Newsom provides no new money for teacher shortage

Newsom provides no new money for teacher shortage

(Calif.) Although Gov. Gavin Newsom has said he wants to address the continued shortages of teachers, his proposal next year for the Commission on Teacher Credentialing calls for no new funding or special programs to solve the stubborn problem.

The governor would provide for an operational budget of just over $29.6 million for the CTC in 2019-20. If approved, the figure would be a slight reduction from this fiscal year when the CTC was given authority to spend $31.5 million.

The commission, which serves as California's standards board for educator training and professional conduct, has only recently emerged from an extreme downturn in revenue caused both by the 2008 recession and the steep drop off in new teachers joining the profession.

The commission is one of the few state agencies traditionally self-funded, supported largely by credential application fees and educator exam fees.

Under the governor’s plan, the CTC would maintain a staff of almost 145 full-time positions, down slightly from the 149 the commission employed in 2017-18.

Next year, the CTC is expected to generate about $23 million in credential fees and an additional $5.9 million from testing charges.

On the spending side, the commission will use about $17.2 million on the administration of teacher preparation and licensing. Another $5.6 million will be used to pay for legal services provided by the state Attorney General’s office, which represents the state in teacher misconduct cases.

As part of a broad effort to respond to teacher shortages and the downturn in new recruits joining the profession, the Legislature provided $45 million to the CTC beginning in 2016 to help an estimated 2,250 classified employees become credentialed classroom teachers.

Another $10 million was also authorized in 2016 to support teacher preparation programs at colleges and universities.

In 2018-19, the state budget included a total of $50 million for the recruitment and preparation of special education teachers.

Although much of those funds have been allocated and put into use, shortages in some districts still persist.
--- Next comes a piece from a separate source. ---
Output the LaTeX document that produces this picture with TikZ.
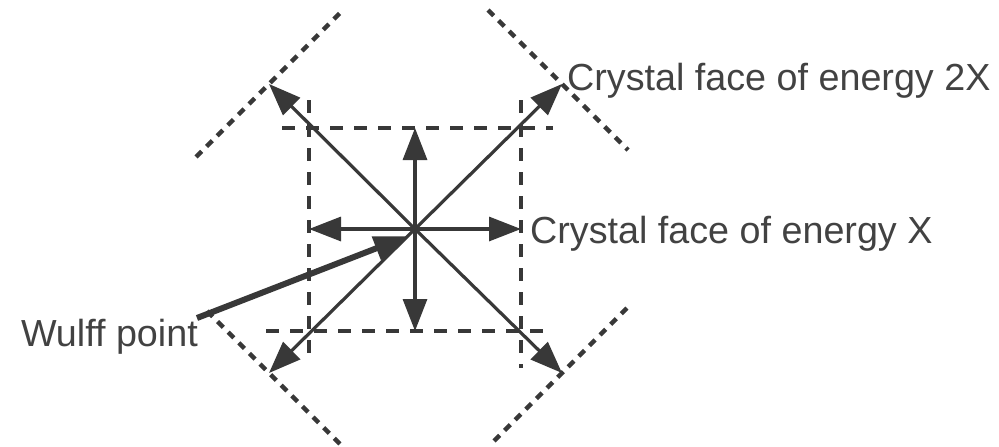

A report from the Learning Policy Institute issued just last September found that in some districts the problem has gotten worse.

Indeed, a key contributor to this month’s teacher strike in Los Angeles were overcrowded classrooms.

Newsom’s January budget plan did not address teacher shortages but as a candidate his platform included mention that he understood the problem and planned to “develop and encourage” new incentives to bring more young people into the profession.